Wednesday, November 10, 2004

America's Space Prize - Rules Announced.

The long awaited rules for America's Space Prize have been announced.

The Rules (and some discussion of them):

1. The spacecraft must reach a minimum altitude of 400 kilometers approximately 250 miles);

2. The spacecraft must reach a minimum velocity sufficient to
complete two (2) full orbits at altitude before returning to Earth;

Given that Bigelow is looking to spur development of a space taxi, these are reasonable minimum specifications.

3. The spacecraft must carry no less than a crew of five (5)

The key question here is how many of the 'crew' will actually be passengers when the craft transitions to revenue service. Prudence would seem to dictate two 'crew', and thus three 'passengers'. This, to me, seems too high of a crew/passenger ratio. Something else as yet unadressed is logistics management and the expected lifetime of the orbital modules.

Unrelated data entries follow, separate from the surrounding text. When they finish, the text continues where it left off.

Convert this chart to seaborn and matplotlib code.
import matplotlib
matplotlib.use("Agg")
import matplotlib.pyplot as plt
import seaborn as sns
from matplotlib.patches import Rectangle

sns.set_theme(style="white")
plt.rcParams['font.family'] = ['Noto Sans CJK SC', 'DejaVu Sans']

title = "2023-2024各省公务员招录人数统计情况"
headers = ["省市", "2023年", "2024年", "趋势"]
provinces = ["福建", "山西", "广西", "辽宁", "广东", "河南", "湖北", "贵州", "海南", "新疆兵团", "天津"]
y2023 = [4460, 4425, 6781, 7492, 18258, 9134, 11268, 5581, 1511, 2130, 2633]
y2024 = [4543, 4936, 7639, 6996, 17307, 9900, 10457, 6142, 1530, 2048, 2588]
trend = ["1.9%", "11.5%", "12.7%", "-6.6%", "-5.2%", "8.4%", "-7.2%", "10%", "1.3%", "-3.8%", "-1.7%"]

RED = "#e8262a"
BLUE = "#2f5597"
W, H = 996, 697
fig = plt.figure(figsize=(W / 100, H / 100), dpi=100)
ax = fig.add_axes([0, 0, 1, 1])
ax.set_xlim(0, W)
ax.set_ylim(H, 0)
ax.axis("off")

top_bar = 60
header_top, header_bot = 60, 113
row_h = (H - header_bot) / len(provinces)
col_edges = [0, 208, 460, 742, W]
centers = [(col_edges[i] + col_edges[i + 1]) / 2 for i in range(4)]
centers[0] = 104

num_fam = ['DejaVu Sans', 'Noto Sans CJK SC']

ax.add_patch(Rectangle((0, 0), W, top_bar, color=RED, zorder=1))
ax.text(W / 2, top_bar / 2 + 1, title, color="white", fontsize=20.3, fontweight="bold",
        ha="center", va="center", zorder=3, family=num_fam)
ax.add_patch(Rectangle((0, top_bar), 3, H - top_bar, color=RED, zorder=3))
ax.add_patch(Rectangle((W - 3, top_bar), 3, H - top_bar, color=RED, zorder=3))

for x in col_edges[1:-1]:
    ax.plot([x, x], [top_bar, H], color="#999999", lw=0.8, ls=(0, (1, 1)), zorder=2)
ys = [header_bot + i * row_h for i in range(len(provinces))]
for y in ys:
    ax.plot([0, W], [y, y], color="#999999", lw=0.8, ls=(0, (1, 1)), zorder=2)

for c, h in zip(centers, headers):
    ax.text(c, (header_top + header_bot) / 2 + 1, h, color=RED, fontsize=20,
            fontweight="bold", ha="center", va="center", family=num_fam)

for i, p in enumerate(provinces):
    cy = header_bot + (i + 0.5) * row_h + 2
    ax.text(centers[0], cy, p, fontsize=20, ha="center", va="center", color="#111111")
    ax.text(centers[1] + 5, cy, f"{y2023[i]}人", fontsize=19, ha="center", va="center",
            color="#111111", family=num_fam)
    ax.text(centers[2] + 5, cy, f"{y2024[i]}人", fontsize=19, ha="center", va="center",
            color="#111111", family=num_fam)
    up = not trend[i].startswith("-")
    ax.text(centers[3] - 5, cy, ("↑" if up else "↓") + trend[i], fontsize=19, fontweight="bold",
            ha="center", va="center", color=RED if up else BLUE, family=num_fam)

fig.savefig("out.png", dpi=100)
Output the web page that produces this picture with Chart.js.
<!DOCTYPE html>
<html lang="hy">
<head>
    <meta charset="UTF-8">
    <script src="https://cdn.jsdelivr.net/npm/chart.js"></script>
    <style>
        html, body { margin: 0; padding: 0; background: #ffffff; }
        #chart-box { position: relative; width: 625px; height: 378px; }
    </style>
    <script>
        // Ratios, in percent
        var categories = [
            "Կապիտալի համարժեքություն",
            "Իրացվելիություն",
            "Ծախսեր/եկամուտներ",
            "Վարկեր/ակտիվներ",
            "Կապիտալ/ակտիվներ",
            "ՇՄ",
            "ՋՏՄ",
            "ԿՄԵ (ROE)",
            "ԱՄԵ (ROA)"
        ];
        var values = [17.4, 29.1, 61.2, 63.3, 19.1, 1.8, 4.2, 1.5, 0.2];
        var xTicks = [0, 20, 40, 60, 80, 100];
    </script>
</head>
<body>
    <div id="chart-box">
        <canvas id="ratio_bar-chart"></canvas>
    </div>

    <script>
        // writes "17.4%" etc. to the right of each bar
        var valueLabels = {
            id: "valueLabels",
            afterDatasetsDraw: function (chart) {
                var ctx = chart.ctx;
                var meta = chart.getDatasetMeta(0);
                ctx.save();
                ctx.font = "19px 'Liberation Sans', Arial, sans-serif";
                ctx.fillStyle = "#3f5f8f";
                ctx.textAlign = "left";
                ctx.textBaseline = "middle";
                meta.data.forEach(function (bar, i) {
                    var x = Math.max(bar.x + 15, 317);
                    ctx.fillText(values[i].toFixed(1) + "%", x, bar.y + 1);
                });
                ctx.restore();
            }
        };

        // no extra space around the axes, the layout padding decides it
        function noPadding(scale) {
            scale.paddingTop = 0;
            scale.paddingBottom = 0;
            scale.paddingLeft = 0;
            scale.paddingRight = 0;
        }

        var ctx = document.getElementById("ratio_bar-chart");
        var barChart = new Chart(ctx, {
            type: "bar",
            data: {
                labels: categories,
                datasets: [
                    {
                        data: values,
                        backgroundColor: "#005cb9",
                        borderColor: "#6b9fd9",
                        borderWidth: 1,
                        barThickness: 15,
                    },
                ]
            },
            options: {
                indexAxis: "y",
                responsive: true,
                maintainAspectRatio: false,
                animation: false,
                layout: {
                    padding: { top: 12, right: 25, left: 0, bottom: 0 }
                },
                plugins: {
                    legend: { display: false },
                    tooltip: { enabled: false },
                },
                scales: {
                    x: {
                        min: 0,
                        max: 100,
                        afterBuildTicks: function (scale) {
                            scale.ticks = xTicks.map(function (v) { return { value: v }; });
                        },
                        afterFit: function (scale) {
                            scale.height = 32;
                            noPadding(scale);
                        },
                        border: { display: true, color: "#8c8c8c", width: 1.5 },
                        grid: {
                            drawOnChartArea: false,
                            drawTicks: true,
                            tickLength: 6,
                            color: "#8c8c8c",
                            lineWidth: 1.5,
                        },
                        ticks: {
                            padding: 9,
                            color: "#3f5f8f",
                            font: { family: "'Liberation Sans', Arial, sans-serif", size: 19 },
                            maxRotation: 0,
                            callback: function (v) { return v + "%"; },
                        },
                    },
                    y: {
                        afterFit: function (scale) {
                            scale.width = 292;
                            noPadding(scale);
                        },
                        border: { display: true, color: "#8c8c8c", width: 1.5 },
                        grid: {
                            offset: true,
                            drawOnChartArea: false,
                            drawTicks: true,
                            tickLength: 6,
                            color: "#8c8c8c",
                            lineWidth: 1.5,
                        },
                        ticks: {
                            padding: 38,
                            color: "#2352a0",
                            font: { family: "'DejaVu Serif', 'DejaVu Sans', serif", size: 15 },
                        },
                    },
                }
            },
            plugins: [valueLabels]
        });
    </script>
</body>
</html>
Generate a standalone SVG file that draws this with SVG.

4. The spacecraft must dock or demonstrate its ability to dock with
a Bigelow Aerospace inflatable space habitat, and be capable of
remaining on station at least six (6) months;

This rule implies to me that the station crew flies separately from the passengers, and remain on orbit between passenger visits. This rule can also be interpreted as meaning one or more vehicles will remain on orbit between visits to provide a rescue/escape capability. To my mind, these capabilities are better provided by proper station design and the ability to launch on short notice.

5. The spacecraft must perform two (2) consecutive, safe and
successful orbital missions within a period of sixty (60) calendar
days, subject to Government regulations;

Another reasonable specification. You want to fly the craft as often as possible in order to hold your total fleet size (and thus capital investment) down. (You also want a certain minimum fleet size in order to assure reliable and constant availability. See my article on standing armies for more musings on this topic.)

6. No more than twenty percent (20 percent) of the spacecraft may
be composed of expendable hardware;

A key question here is how the term 'spacecraft' is interpreted in the judging. This rule seems easy enough to meet if the term is considered to only encompass the orbital portion of the vehicle. If it is intended to encompass the launch vehicle as well, then the Prize will be much more difficult to win. In some places it has been suggested that this rule is intended to encourage SpaceX with the hoped for high and economical reuse of it's Falcon series. (The Falcon's have yet to fly however.)

7. The contestant must be domiciled in the United States of

8. The contestant must have its principal place of business in the
United States of America.

These two provisions have raised a great deal on angst in certain quarters. However, given the Bigelow is operating a US based company, and that the current (and for the forseeable future) legal environment frowns on the proliferation of ICBM technology, I cannot see any way he can reasonably avoid having these provisions, and meet his goal of purchasing services from the winner of the prize.

Make no mistake, vehicles of this nature are de facto ICBM's.

9. The Competitor must not accept of utilize government development
funding related to this contest of any kind, nor shall there be any
government ownership of the competitor. Using government test
facilities shall be permitted.

An interesting provision, one whose genesis and impact eludes me at the moment.

10. The spacecraft must complete its two (2) missions safely and
successfully, with all five (5) crew members aboard for the second
qualifying flight, before the competition's deadline of Jan. 10, 2010.

Many have commented that this seems too short given that it took eight years to claim the Ansari X-Prize. On the other hand, none of the serious contenders for that prize seem to have started significant work much more than two years ago, once the Prize was fully funded.
Frankly, I don't see any but dark horses in this race. Many organizations have been working on suborbital, but orbital flight (and reentry) is a very different kettle of fish. The key to reuseablity will be the TPS, and the 20% rule (rule 6) would seem to mitigate against a replaceable ablative shield. The otherwise low performance objectives mean that a fairly simple life support system will suffice, nor does guidance, control, or power seem to hold any hidden showstoppers. The availability of an inexpensive booster however could prove to be problem. (And again, how rule 6 is interpreted affects this greatly.)

In related news, XCOR is also shopping a prize around for operational hardware. (In this instance, a 'steam engine' to operate pumps in their engines.) Dan DeLong has some interesting comments on their Prize here.

[edit 11/11/2004 12:18 PST]
There is some interesting discussion of this issue here at Transterrestrial Musings.
[edit 11/11/2004 13:10 PST]
Correction: The Prize is in fact fully funded, link and quote in the comments section courtesy of a reader. Thanks Neil.